***** Given data *****

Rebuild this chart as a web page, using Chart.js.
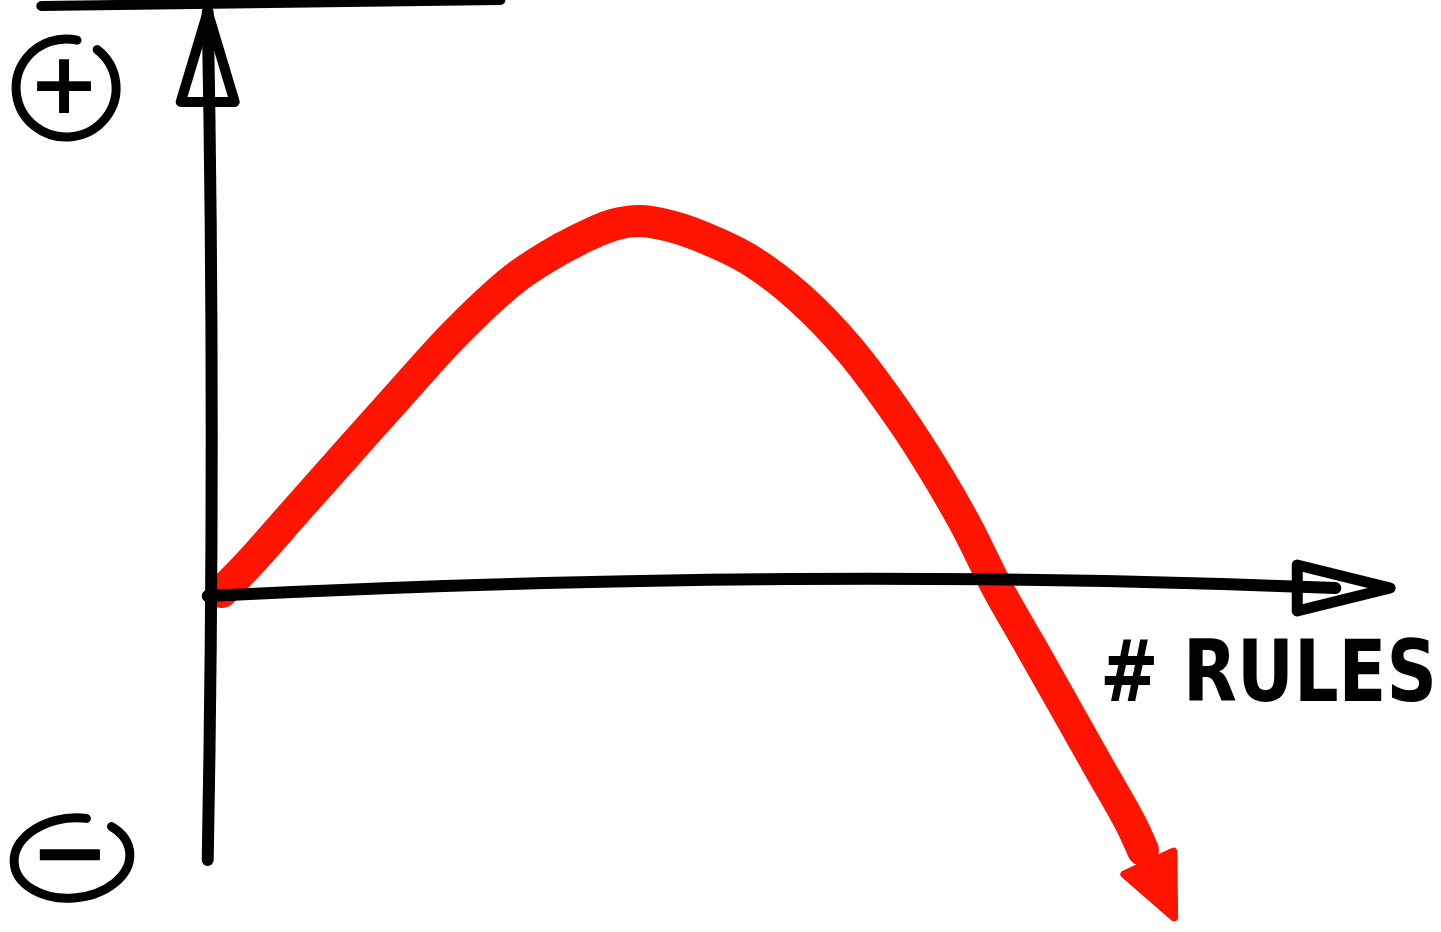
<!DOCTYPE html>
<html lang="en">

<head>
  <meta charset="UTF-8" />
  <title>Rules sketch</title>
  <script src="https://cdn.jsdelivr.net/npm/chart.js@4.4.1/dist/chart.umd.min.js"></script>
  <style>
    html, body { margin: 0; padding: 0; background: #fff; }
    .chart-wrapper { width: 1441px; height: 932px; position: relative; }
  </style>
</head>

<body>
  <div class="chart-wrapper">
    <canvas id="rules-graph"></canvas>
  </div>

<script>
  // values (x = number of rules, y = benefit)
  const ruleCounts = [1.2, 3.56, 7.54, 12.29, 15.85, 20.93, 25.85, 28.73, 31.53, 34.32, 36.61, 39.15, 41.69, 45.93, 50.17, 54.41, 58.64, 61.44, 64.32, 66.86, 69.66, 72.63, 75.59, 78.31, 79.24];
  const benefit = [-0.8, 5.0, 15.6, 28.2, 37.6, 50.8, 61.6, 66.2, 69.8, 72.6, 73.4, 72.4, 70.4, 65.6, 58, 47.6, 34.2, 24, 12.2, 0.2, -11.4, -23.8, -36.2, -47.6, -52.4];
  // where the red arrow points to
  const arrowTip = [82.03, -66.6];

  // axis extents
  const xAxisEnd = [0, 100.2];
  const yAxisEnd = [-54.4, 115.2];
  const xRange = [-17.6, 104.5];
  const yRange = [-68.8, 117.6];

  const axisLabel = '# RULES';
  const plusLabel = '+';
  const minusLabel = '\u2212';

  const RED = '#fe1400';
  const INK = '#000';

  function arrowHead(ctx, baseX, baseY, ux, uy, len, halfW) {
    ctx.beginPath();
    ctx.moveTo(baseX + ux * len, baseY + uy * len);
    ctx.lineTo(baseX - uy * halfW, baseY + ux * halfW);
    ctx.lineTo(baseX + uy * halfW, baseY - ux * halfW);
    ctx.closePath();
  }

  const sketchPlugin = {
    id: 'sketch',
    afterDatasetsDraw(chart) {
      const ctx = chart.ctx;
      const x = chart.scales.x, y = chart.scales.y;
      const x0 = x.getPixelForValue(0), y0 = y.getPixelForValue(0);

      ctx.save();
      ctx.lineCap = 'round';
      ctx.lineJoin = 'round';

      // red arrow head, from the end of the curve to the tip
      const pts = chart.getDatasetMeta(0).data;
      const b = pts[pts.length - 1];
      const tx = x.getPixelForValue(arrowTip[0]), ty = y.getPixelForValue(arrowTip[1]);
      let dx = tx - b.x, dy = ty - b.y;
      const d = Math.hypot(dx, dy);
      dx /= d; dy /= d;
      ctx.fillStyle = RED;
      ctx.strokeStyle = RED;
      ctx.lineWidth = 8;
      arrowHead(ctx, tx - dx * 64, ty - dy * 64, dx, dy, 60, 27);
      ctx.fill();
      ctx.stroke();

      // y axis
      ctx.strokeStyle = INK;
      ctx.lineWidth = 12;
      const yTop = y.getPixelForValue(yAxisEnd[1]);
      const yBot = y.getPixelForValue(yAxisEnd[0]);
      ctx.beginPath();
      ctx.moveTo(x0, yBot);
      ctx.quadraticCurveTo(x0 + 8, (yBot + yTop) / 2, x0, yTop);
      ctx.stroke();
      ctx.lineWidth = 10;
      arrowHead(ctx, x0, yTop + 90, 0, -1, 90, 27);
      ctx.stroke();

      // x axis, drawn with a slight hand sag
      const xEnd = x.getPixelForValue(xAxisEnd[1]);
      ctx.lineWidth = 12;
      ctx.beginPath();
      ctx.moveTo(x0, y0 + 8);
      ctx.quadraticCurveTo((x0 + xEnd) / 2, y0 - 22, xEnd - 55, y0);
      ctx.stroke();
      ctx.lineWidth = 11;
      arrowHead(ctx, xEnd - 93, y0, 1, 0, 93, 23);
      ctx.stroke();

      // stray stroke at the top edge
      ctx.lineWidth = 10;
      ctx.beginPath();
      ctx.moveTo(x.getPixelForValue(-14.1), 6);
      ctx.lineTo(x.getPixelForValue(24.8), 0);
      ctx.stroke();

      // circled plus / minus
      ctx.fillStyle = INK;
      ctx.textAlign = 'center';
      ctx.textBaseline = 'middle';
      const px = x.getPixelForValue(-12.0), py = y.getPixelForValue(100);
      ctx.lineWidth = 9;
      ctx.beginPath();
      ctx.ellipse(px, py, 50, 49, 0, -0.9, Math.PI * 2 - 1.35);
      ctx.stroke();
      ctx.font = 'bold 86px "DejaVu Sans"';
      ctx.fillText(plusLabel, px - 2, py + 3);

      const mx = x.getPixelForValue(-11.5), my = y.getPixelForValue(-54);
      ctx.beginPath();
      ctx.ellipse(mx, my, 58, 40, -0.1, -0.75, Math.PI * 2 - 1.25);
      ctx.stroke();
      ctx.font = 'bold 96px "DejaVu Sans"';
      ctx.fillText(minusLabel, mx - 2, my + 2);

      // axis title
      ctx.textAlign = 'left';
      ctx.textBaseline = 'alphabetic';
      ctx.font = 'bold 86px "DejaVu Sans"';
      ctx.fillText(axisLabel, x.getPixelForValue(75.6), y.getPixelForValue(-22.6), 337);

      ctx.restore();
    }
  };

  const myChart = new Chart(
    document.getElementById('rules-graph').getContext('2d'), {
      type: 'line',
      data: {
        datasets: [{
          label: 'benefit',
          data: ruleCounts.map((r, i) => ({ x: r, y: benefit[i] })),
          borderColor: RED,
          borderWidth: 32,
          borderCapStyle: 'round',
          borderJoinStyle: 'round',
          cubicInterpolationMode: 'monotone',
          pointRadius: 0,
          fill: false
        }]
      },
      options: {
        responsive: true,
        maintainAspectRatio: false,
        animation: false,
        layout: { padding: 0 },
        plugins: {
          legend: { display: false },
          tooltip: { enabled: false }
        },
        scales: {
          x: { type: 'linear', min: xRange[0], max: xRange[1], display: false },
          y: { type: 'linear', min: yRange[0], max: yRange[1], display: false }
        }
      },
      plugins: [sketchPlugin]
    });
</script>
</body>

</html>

*****

Copy every line above word for word and exclude the pictures.

Rebuild this chart as a web page, using Chart.js.
<!DOCTYPE html>
<html lang="en">

<head>
  <meta charset="UTF-8" />
  <title>Rules sketch</title>
  <script src="https://cdn.jsdelivr.net/npm/chart.js@4.4.1/dist/chart.umd.min.js"></script>
  <style>
    html, body { margin: 0; padding: 0; background: #fff; }
    .chart-wrapper { width: 1441px; height: 932px; position: relative; }
  </style>
</head>

<body>
  <div class="chart-wrapper">
    <canvas id="rules-graph"></canvas>
  </div>

<script>
  // values (x = number of rules, y = benefit)
  const ruleCounts = [1.2, 3.56, 7.54, 12.29, 15.85, 20.93, 25.85, 28.73, 31.53, 34.32, 36.61, 39.15, 41.69, 45.93, 50.17, 54.41, 58.64, 61.44, 64.32, 66.86, 69.66, 72.63, 75.59, 78.31, 79.24];
  const benefit = [-0.8, 5.0, 15.6, 28.2, 37.6, 50.8, 61.6, 66.2, 69.8, 72.6, 73.4, 72.4, 70.4, 65.6, 58, 47.6, 34.2, 24, 12.2, 0.2, -11.4, -23.8, -36.2, -47.6, -52.4];
  // where the red arrow points to
  const arrowTip = [82.03, -66.6];

  // axis extents
  const xAxisEnd = [0, 100.2];
  const yAxisEnd = [-54.4, 115.2];
  const xRange = [-17.6, 104.5];
  const yRange = [-68.8, 117.6];

  const axisLabel = '# RULES';
  const plusLabel = '+';
  const minusLabel = '\u2212';

  const RED = '#fe1400';
  const INK = '#000';

  function arrowHead(ctx, baseX, baseY, ux, uy, len, halfW) {
    ctx.beginPath();
    ctx.moveTo(baseX + ux * len, baseY + uy * len);
    ctx.lineTo(baseX - uy * halfW, baseY + ux * halfW);
    ctx.lineTo(baseX + uy * halfW, baseY - ux * halfW);
    ctx.closePath();
  }

  const sketchPlugin = {
    id: 'sketch',
    afterDatasetsDraw(chart) {
      const ctx = chart.ctx;
      const x = chart.scales.x, y = chart.scales.y;
      const x0 = x.getPixelForValue(0), y0 = y.getPixelForValue(0);

      ctx.save();
      ctx.lineCap = 'round';
      ctx.lineJoin = 'round';

      // red arrow head, from the end of the curve to the tip
      const pts = chart.getDatasetMeta(0).data;
      const b = pts[pts.length - 1];
      const tx = x.getPixelForValue(arrowTip[0]), ty = y.getPixelForValue(arrowTip[1]);
      let dx = tx - b.x, dy = ty - b.y;
      const d = Math.hypot(dx, dy);
      dx /= d; dy /= d;
      ctx.fillStyle = RED;
      ctx.strokeStyle = RED;
      ctx.lineWidth = 8;
      arrowHead(ctx, tx - dx * 64, ty - dy * 64, dx, dy, 60, 27);
      ctx.fill();
      ctx.stroke();

      // y axis
      ctx.strokeStyle = INK;
      ctx.lineWidth = 12;
      const yTop = y.getPixelForValue(yAxisEnd[1]);
      const yBot = y.getPixelForValue(yAxisEnd[0]);
      ctx.beginPath();
      ctx.moveTo(x0, yBot);
      ctx.quadraticCurveTo(x0 + 8, (yBot + yTop) / 2, x0, yTop);
      ctx.stroke();
      ctx.lineWidth = 10;
      arrowHead(ctx, x0, yTop + 90, 0, -1, 90, 27);
      ctx.stroke();

      // x axis, drawn with a slight hand sag
      const xEnd = x.getPixelForValue(xAxisEnd[1]);
      ctx.lineWidth = 12;
      ctx.beginPath();
      ctx.moveTo(x0, y0 + 8);
      ctx.quadraticCurveTo((x0 + xEnd) / 2, y0 - 22, xEnd - 55, y0);
      ctx.stroke();
      ctx.lineWidth = 11;
      arrowHead(ctx, xEnd - 93, y0, 1, 0, 93, 23);
      ctx.stroke();

      // stray stroke at the top edge
      ctx.lineWidth = 10;
      ctx.beginPath();
      ctx.moveTo(x.getPixelForValue(-14.1), 6);
      ctx.lineTo(x.getPixelForValue(24.8), 0);
      ctx.stroke();

      // circled plus / minus
      ctx.fillStyle = INK;
      ctx.textAlign = 'center';
      ctx.textBaseline = 'middle';
      const px = x.getPixelForValue(-12.0), py = y.getPixelForValue(100);
      ctx.lineWidth = 9;
      ctx.beginPath();
      ctx.ellipse(px, py, 50, 49, 0, -0.9, Math.PI * 2 - 1.35);
      ctx.stroke();
      ctx.font = 'bold 86px "DejaVu Sans"';
      ctx.fillText(plusLabel, px - 2, py + 3);

      const mx = x.getPixelForValue(-11.5), my = y.getPixelForValue(-54);
      ctx.beginPath();
      ctx.ellipse(mx, my, 58, 40, -0.1, -0.75, Math.PI * 2 - 1.25);
      ctx.stroke();
      ctx.font = 'bold 96px "DejaVu Sans"';
      ctx.fillText(minusLabel, mx - 2, my + 2);

      // axis title
      ctx.textAlign = 'left';
      ctx.textBaseline = 'alphabetic';
      ctx.font = 'bold 86px "DejaVu Sans"';
      ctx.fillText(axisLabel, x.getPixelForValue(75.6), y.getPixelForValue(-22.6), 337);

      ctx.restore();
    }
  };

  const myChart = new Chart(
    document.getElementById('rules-graph').getContext('2d'), {
      type: 'line',
      data: {
        datasets: [{
          label: 'benefit',
          data: ruleCounts.map((r, i) => ({ x: r, y: benefit[i] })),
          borderColor: RED,
          borderWidth: 32,
          borderCapStyle: 'round',
          borderJoinStyle: 'round',
          cubicInterpolationMode: 'monotone',
          pointRadius: 0,
          fill: false
        }]
      },
      options: {
        responsive: true,
        maintainAspectRatio: false,
        animation: false,
        layout: { padding: 0 },
        plugins: {
          legend: { display: false },
          tooltip: { enabled: false }
        },
        scales: {
          x: { type: 'linear', min: xRange[0], max: xRange[1], display: false },
          y: { type: 'linear', min: yRange[0], max: yRange[1], display: false }
        }
      },
      plugins: [sketchPlugin]
    });
</script>
</body>

</html>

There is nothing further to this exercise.